An Issue is an event that has an impact on the project. It can be problems with staff or suppliers, technical failures, material shortages, etc. These events address obstacles that can hinder project success and/or block the project team from achieving its goals. They can be caused by such factors as situations to be investigated, and emerging or unanticipated responsibilities. Even if these issues usually are identified and created from an external point of view (Customer or Team Member), it is the responsibility of the Project Manager to effectively manage and monitor issues on a regular basis in order to maintain project stability and efficiency throughout the project lifecycle.
Issues and Risks are often used interchangeably and are presumed to mean approximately the same thing. However they are not the same. The fundamental difference is one of timing.
According to PMBOK, risk can be defined as an uncertain event or condition that results in a positive or negative effect on a project's objectives. Whereas, an issue can be defined as an event or condition that has already happened and has impacted or is currently impacting the project objectives.
Problems with Staff or Suppliers,
Technical or Design failures,
Material shortages or delays,
Resistance to change,
Sponsor Support Disengagement.
Managing an issue is a form of crisis. The degree of seriousness may vary.
A Major Issue: one that could impede progress or the successful completion of the project and requires immediate attention.
A Concern: is not a major issue, but it’s something you want to stay aware of, because it could develop into something that requires attention.
A Situation: is another issue that might be a concern or a major problem, but develops from a situational standpoint.
The Issue Management Process is very similar to the Risk Management Process.
Issue Identification – It is the process by which issues are identified. Indeed, Issues can come from multiple sources; for example, from a question raised via email, or any of the regular project meetings which are held. As soon as an issue has been identified it should be recorded.
Owner Identification – Once an Issue has been identified, it should be assigned to an Owner who will be responsible for resolving and/or reporting back on the Issue.
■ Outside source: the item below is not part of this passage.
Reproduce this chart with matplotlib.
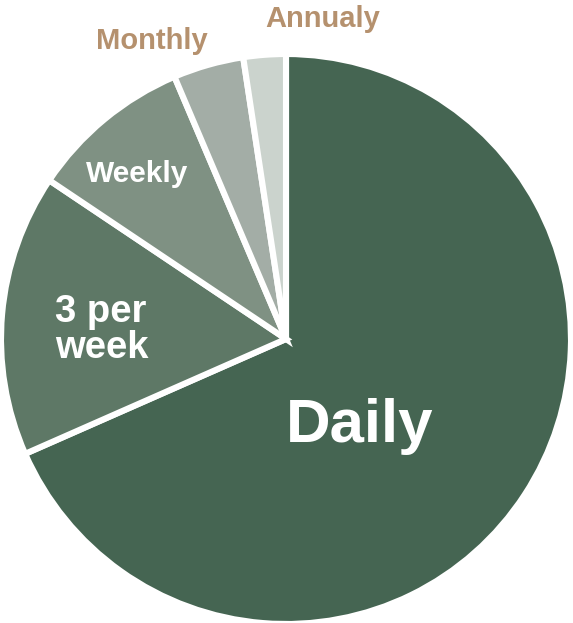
import matplotlib.pyplot as plt

# Share of respondents by frequency
labels = ["Daily", "3 per\nweek", "Weekly", "Monthly", "Annualy"]
shares = [68.4, 16.0, 9.2, 4.0, 2.4]
colors = ["#456552", "#5e7866", "#7f9183", "#a3ada6", "#cbd3cd"]

W, H = 573, 623
cx, cy, r = 286, 339, 285  # pie centre and radius in pixels


def px(x, y):
    # pixel position -> data coords (pie has radius 1)
    return (x - cx) / r, (cy - y) / r


fig = plt.figure(figsize=(W / 100, H / 100), dpi=100)
ax = fig.add_axes([(cx - r) / W, (H - cy - r) / H, 2 * r / W, 2 * r / H])

ax.pie(shares, colors=colors, startangle=90, counterclock=False, radius=1,
       wedgeprops=dict(edgecolor="white", linewidth=4.4))

# pie() resets the limits, so fix them afterwards
ax.set_xlim(-1, 1)
ax.set_ylim(-1, 1)
ax.set_aspect("equal")
ax.axis("off")

font = "Liberation Sans"
white = "white"
tan = "#b5916e"

ax.text(*px(360, 442), labels[0], color=white, fontsize=44.5, fontweight="bold",
        family=font, ha="center", va="baseline")
ax.text(*px(55, 322), "3 per", color=white, fontsize=27.5, fontweight="bold",
        family=font, ha="left", va="baseline")
ax.text(*px(55, 358), "week", color=white, fontsize=27.5, fontweight="bold",
        family=font, ha="left", va="baseline")
ax.text(*px(137, 182), labels[2], color=white, fontsize=21.5, fontweight="bold",
        family=font, ha="center", va="baseline")
ax.text(*px(152, 49), labels[3], color=tan, fontsize=21, fontweight="bold",
        family=font, ha="center", va="baseline", clip_on=False)
ax.text(*px(323, 27), labels[4], color=tan, fontsize=21, fontweight="bold",
        family=font, ha="center", va="baseline", clip_on=False)

fig.savefig("out.png", dpi=100)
Issue Analysis – Issues should then be analyzed in order to determine their urgency and criticity. An Issue with a high impact but low urgency needs to be dealt with but the Project Team has some time to plan how to handle it, whereas an Issue with a high urgency and high impact needs to be dealt with immediately or it will very quickly have a large detrimental impact on the project.
Issue Evaluation – If lots of issues arise at the same time, they will be compared and prioritized.
Action Steps Definition – It represents the time when the Issues are resolved by the Issues Owners.
Monitoring & Reviewing – Periodically, the Project Manager reviews and updates all issues to see if they have been resolved and can be closed, or if the impact and urgency of the issue has changed.
The relationships available for Issues are as follows:
This relationship will be created when the Issue reaches the “Closed” Workflow State. The Issue can thereupon be transformed into another object, while allowing the user to keep track of its evolution.
Issues can be turned into Tasks (1-1).
The Issue can be attached to another object, allowing the user to associate some or all of the elements they respectively share with each other. This connection can be created and deleted without any consequences.
Actions (1-N), Attachments (1-N), and Backlog Items (N-N) can be attached to Issues.
Duplicate & Attach to
The relationship will be created when the Issue reaches the “Duplicate” Workflow State. The Issue can thereupon have a Parent-Child relationship with another Issue.
An Issue can be attached to another Issues (N-N) when “connecting” them together.